Leading FSA commander quits, lashes out at lack of support
4 November, 2013 – By Marlin Dick – The Daily Star

BEIRUT: A leading rebel commander from the mainstream Free Syrian Army announced his resignation Sunday, in the wake of infighting among rebel groups, battlefield setbacks and a lack of political support. Col. Abdel-Jabbar Ukaidi, the head of the Aleppo Revolutionary Military Council of the FSA, had harsh words for the international community and the Syrian opposition-in-exile for failing to offer sufficient support for the uprising against Syrian President Bashar Assad.

Ukaidi has been one of the most prominent FSA commanders based inside Syria, leading rebel assaults in Aleppo and, most notably, personally showing up in Qusair earlier this summer in a failed bid to defend the central Syrian town against an offensive by regime troops and Hezbollah fighters.

Ukaidi’s resignation comes amid a flurry of discussion and meetings in preparation for a proposed Geneva II peace conference, with the opposition National Coalition continuing to insist on guarantees for Assad’s departure from power.

But Western countries have been exerting heavy pressure on the Coalition to attend Geneva, an option that most rebel groups and civilian activists reject.

Ukaidi said the international community had proven that it had been “conspiring against the people and the uprising,” and had even more scathing words for the political opposition based outside the country, as he offered sarcastic congratulations “for your hotels and your political posts.”

“You hardly represent yourselves,” Ukaidi said, adding that politicians were more interested in carrying out foreign agendas rather than seeing to the needs of the Syrian people.

Ukaidi also blamed a number of rebel leaders for in-fighting and focusing on seizing power in rebel-held areas rather than focusing on the drive to topple the regime, but did not single out particular rebel groups by name.
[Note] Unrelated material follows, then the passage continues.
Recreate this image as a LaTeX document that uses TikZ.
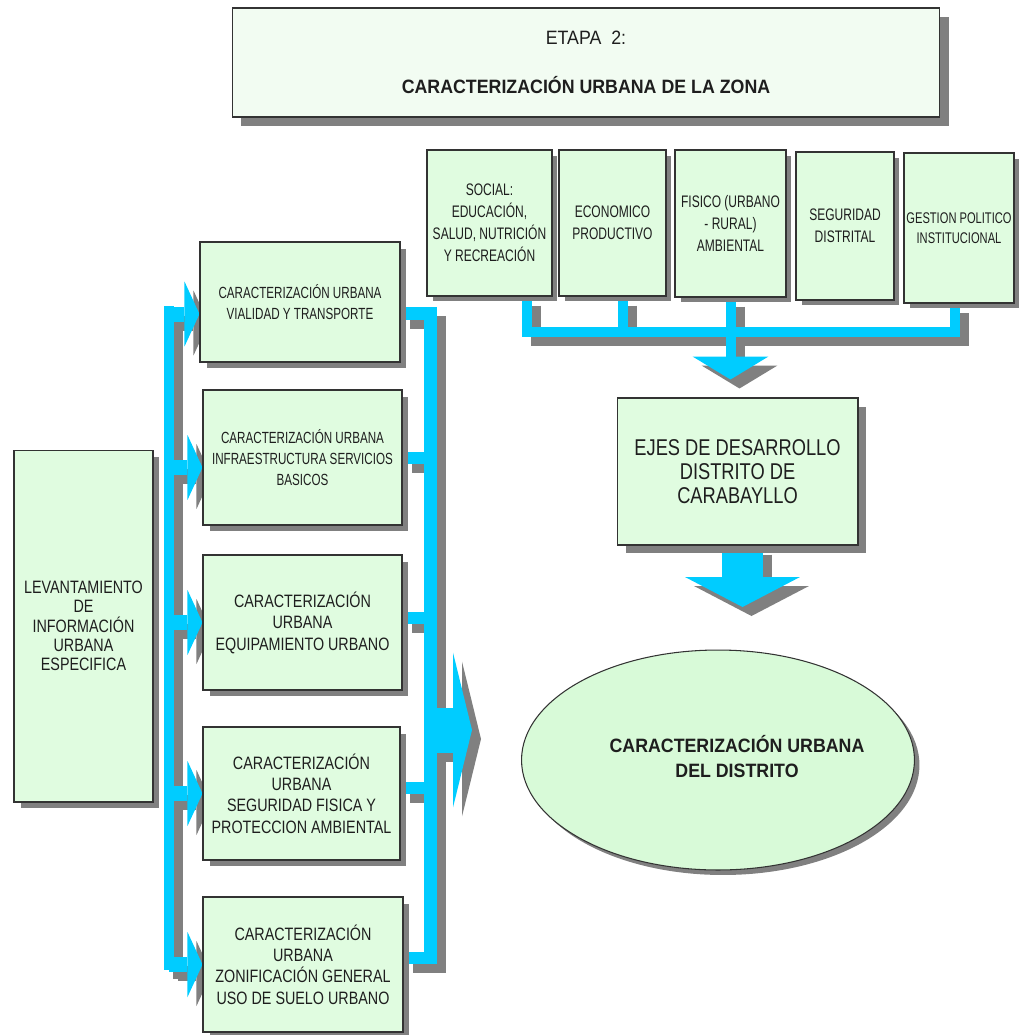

Ukaidi said he took the decision to resign because of the lack of responses to the latest flurry of pleas for inter-rebel unity, “which has led to retreats on various battlefronts, the last one being [the town of] Safira,” southeast of Aleppo.

Government troops last week managed to take the town, which is expected to help re-supply government forces fighting rebels in Aleppo.

In a Facebook post after the rebel withdrawal from Safira and prior to his resignation, Ukaidi said the town fell, “but not because a lack of ammunition – may God witness that we put all of the Revolutionary Military Council’s capabilities in the hands of the operations room on the Safira front.”